# Programming for Blackberries



## asb2106 (Apr 10, 2008)

Your Help would be SOOOOO APPRECIATED!!! 

I am trying to write a program for our blackberries at work.  

We have field supers that carry blackberries, and I am trying to write a program for their phones that will allow them to input data on the job site related to the days activities.  

If anyone has any experience writing programs in Java Development Eviroment, your help is greatly appreciated. Im basically just looking for the basics right now, like making a graphical interface with text fields, radio boxes, and other simple things

My goals for the program,

Id like the guys to be able to enter one thing, like type in the time of arrival.  Then have that update a daily sheet.
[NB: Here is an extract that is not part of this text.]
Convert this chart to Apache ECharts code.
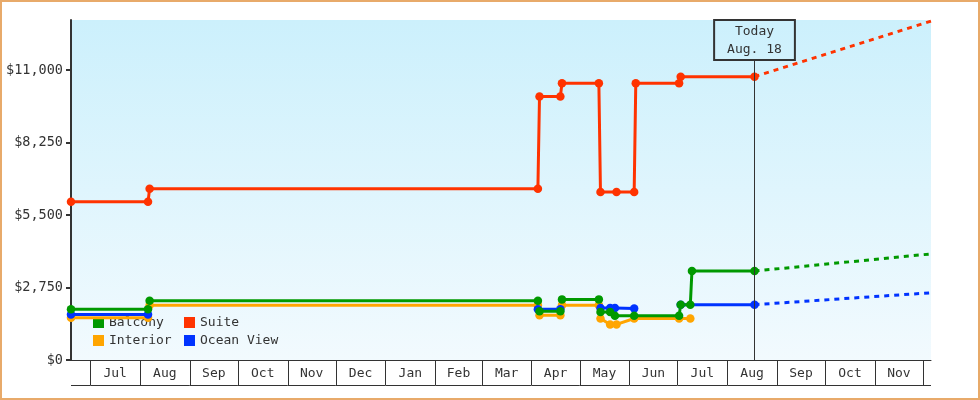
<!DOCTYPE html>
<html>
<head>
<meta charset="utf-8">
<script src="https://cdn.jsdelivr.net/npm/echarts@6.0.0/dist/echarts.min.js"></script>
<style>
  html, body { margin: 0; padding: 0; background: #fff; }
  #wrap { position: relative; width: 980px; height: 400px; }
  #chart { width: 980px; height: 400px; }
  #frame { position: absolute; left: 0; top: 0; width: 980px; height: 400px; box-sizing: border-box; border: 2px solid #e8aa6a; pointer-events: none; }
</style>
</head>
<body>
<div id="wrap"><div id="chart"></div><div id="frame"></div></div>
<script>
// ---- data ----
const suiteDates  = ['2023-06-19','2023-08-06','2023-08-07','2024-04-05','2024-04-06','2024-04-19','2024-04-20','2024-05-13','2024-05-14','2024-05-24','2024-06-04','2024-06-05','2024-07-02','2024-07-03','2024-08-18'];
const suiteValues = [6000, 6000, 6500, 6500, 10000, 10000, 10500, 10500, 6375, 6375, 6375, 10500, 10500, 10750, 10750];

const balconyDates  = ['2023-06-19','2023-08-06','2023-08-07','2024-04-05','2024-04-06','2024-04-19','2024-04-20','2024-05-13','2024-05-14','2024-05-20','2024-05-23','2024-06-04','2024-07-02','2024-07-03','2024-07-09','2024-07-10','2024-08-18'];
const balconyValues = [1925, 1925, 2250, 2250, 1850, 1850, 2300, 2300, 1825, 1825, 1675, 1675, 1675, 2100, 2100, 3375, 3375];

const interiorDates  = ['2023-06-19','2023-08-06','2023-08-07','2024-04-05','2024-04-06','2024-04-19','2024-04-20','2024-05-13','2024-05-14','2024-05-20','2024-05-24','2024-06-04','2024-07-02','2024-07-09'];
const interiorValues = [1600, 1600, 2075, 2075, 1700, 1700, 2075, 2075, 1575, 1350, 1350, 1575, 1575, 1575];

const oceanDates  = ['2023-06-19','2023-08-06','2023-08-07','2024-04-05','2024-04-19','2024-04-20','2024-05-14','2024-05-20','2024-05-23','2024-06-04','2024-06-05','2024-07-03','2024-08-18'];
const oceanValues = [1725, 1725, null, 1925, 1925, null, 1975, 1975, 1975, 1950, null, 2100, 2100];

const forecastDates   = ['2024-08-18','2024-12-06'];
const suiteForecast   = [10750, 12860];
const balconyForecast = [3375, 4025];
const oceanForecast   = [2100, 2550];

const monthLabels = ['Jun','Jul','Aug','Sep','Oct','Nov','Dec','Jan','Feb','Mar','Apr','May','Jun','Jul','Aug','Sep','Oct','Nov','Dec'];
const monthStarts = ['2023-06-01','2023-07-01','2023-08-01','2023-09-01','2023-10-01','2023-11-01','2023-12-01','2024-01-01','2024-02-01','2024-03-01','2024-04-01','2024-05-01','2024-06-01','2024-07-01','2024-08-01','2024-09-01','2024-10-01','2024-11-01','2024-12-01','2025-01-01'];

const yTicks = [0, 2750, 5500, 8250, 11000];
const todayDate = '2024-08-18';
const todayLabel = 'Today\nAug. 18';
const todayBoxValue = 11380;
const xStart = '2023-06-19';
const xEnd = '2024-12-06';
const yMax = 12900;

// ---- helpers ----
function ms(s) { const p = s.split('-').map(Number); return new Date(p[0], p[1] - 1, p[2]).getTime(); }
function pairs(dates, values) { return dates.map((d, i) => [ms(d), values[i] == null ? '-' : values[i]]); }

const FONT = '"DejaVu Sans Mono", monospace';
const TXT = '#333';
const C = { Balcony: '#009900', Suite: '#ff3300', Interior: '#ffa500', 'Ocean View': '#0033ff' };
const xMin = ms(xStart), xMax = ms(xEnd);

function lineSeries(name, dates, values, extra) {
  return Object.assign({
    name, type: 'line', data: pairs(dates, values), connectNulls: false,
    symbol: 'circle', symbolSize: 8.5, showSymbol: true,
    lineStyle: { color: C[name], width: 3 }, itemStyle: { color: C[name] },
    emphasis: { disabled: true }, z: 3
  }, extra || {});
}
function forecastSeries(name, values) {
  return {
    name: name + ' forecast', type: 'line', data: pairs(forecastDates, values),
    symbol: 'none', lineStyle: { color: C[name], width: 3, type: [5, 5] },
    itemStyle: { color: C[name] }, emphasis: { disabled: true }, z: 3
  };
}

const monthData = monthLabels.map((l, i) => [ms(monthStarts[i]), ms(monthStarts[i + 1]), 0]);

const chart = echarts.init(document.getElementById('chart'), null, { renderer: 'canvas' });
chart.setOption({
  animation: false,
  textStyle: { fontFamily: FONT },
  grid: {
    left: 71, right: 49, top: 20, bottom: 40, show: true, borderWidth: 0,
    backgroundColor: new echarts.graphic.LinearGradient(0, 0, 0, 1, [
      { offset: 0, color: '#ccf0fc' }, { offset: 1, color: '#f2fafe' }
    ])
  },
  legend: [
    { data: ['Balcony', 'Interior'], orient: 'vertical', left: 93, top: 316, padding: 0, itemGap: 5,
      itemWidth: 11, itemHeight: 11, icon: 'rect', z: 1,
      textStyle: { fontFamily: FONT, fontSize: 13, color: TXT } },
    { data: ['Suite', 'Ocean View'], orient: 'vertical', left: 184, top: 316, padding: 0, itemGap: 5,
      itemWidth: 11, itemHeight: 11, icon: 'rect', z: 1,
      textStyle: { fontFamily: FONT, fontSize: 13, color: TXT } }
  ],
  xAxis: {
    type: 'time', min: xMin, max: xMax,
    axisLine: { show: true, lineStyle: { color: '#333', width: 1 } },
    axisTick: { show: false }, axisLabel: { show: false }, splitLine: { show: false }
  },
  yAxis: {
    type: 'value', min: 0, max: yMax,
    axisLine: { show: true, lineStyle: { color: '#333', width: 2 } },
    axisTick: { show: true, length: 5, lineStyle: { color: '#333', width: 2 }, customValues: yTicks },
    axisLabel: { margin: 8, color: TXT, fontFamily: FONT, fontSize: 13.5, customValues: yTicks,
      formatter: v => '$' + Number(v).toLocaleString('en-US') },
    splitLine: { show: false }
  },
  series: [
    lineSeries('Interior', interiorDates, interiorValues),
    lineSeries('Ocean View', oceanDates, oceanValues),
    lineSeries('Balcony', balconyDates, balconyValues),
    lineSeries('Suite', suiteDates, suiteValues, {
      markLine: {
        silent: true, symbol: ['none', 'none'], animation: false,
        lineStyle: { color: '#333', width: 1, type: 'solid' },
        label: { show: true, position: 'end', distance: 0, formatter: todayLabel,
          color: TXT, fontFamily: FONT, fontSize: 13, lineHeight: 18,
          borderColor: '#333', borderWidth: 1, padding: [3, 13, 1, 13], backgroundColor: 'transparent' },
        data: [[{ coord: [ms(todayDate), 0] }, { coord: [ms(todayDate), todayBoxValue] }]]
      }
    }),
    forecastSeries('Suite', suiteForecast),
    forecastSeries('Balcony', balconyForecast),
    forecastSeries('Ocean View', oceanForecast),
    {
      name: 'months', type: 'custom', silent: true, clip: false, z: 5,
      data: monthData, encode: { x: [0, 1], y: 2 },
      renderItem: function (params, api) {
        const s = api.value(0), e = api.value(1);
        const cs = Math.max(s, xMin), ce = Math.min(e, xMax);
        if (ce <= cs) return { type: 'group', children: [] };
        const p0 = api.coord([cs, 0]), p1 = api.coord([ce, 0]);
        const y0 = p0[1], h = 25;
        const ch = [];
        if (s >= xMin) ch.push({ type: 'line', shape: { x1: Math.round(p0[0]) + 0.5, y1: y0, x2: Math.round(p0[0]) + 0.5, y2: y0 + h }, style: { stroke: '#333', lineWidth: 1 } });
        ch.push({ type: 'line', shape: { x1: p0[0], y1: Math.round(y0 + h) + 0.5, x2: p1[0], y2: Math.round(y0 + h) + 0.5 }, style: { stroke: '#333', lineWidth: 1 } });
        if (p1[0] - p0[0] > 30) ch.push({ type: 'text', style: { text: monthLabels[params.dataIndex], x: (p0[0] + p1[0]) / 2, y: y0 + h / 2 + 1, align: 'center', verticalAlign: 'middle', font: '13px ' + FONT, fill: TXT } });
        return { type: 'group', children: ch };
      }
    }
  ]
});
</script>
</body>
</html>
Then say some material comes in, I want it to update the same daily sheet.

Then, when that day is over, the sheet compiles and makes a report log of their day.

I have a daily report log that I made up in Excel, I basically want all the items for it on this program.

If anyone has any experience here, any input they could give me would be amazing and I would be forever grateful!

Please PM with questions, and if I can get this started, I would like to start a thread on programming in the JDE, so others can learn to make programs for blackberries.

**If Im not mistaken it us C# code.....  but I might be wrong.

**If anyone is Interested, you can download the JDE software to program for free here.


----------



## Oliver_FF (Apr 10, 2008)

If I understand you correctly, you are wanting to write an application in Java to run on a blackberry? If so, read on 

Java is owned by Sun Microsystems who also have their own IDE for it, Netbeans. Thankfully for many people Netbeans has a built-in GUI designer much like you would find in Visual Studio. It looks like the "BlackBerry Java Development Environment" is much of the same only it allows you to simulate your code running on a blackberry. ie you can test it without having to load it onto a blackberry first...

No, it's not C# code you'll be working with, it's Java code - however the differences are pretty minimal unless you start digging deep into the language.


----------



## asb2106 (Apr 10, 2008)

Oliver_FF said:


> If I understand you correctly, you are wanting to write an application in Java to run on a blackberry? If so, read on
> 
> Java is owned by Sun Microsystems who also have their own IDE for it, Netbeans. Thankfully for many people Netbeans has a built-in GUI designer much like you would find in Visual Studio. It looks like the "BlackBerry Java Development Environment" is much of the same only it allows you to simulate your code running on a blackberry. ie you can test it without having to load it onto a blackberry first...
> 
> No, it's not C# code you'll be working with, it's Java code - however the differences are pretty minimal unless you start digging deep into the language.



That does help alot!  I had the option to download the JDE with netbeans, and a GUI designer would make like 10 times easier! 

The only experience I have with programming was from high school when I learned QBasic, Visual Basic, and Visual C++.  And that was 8 years ago.  So this is gonna be a fun experience!


----------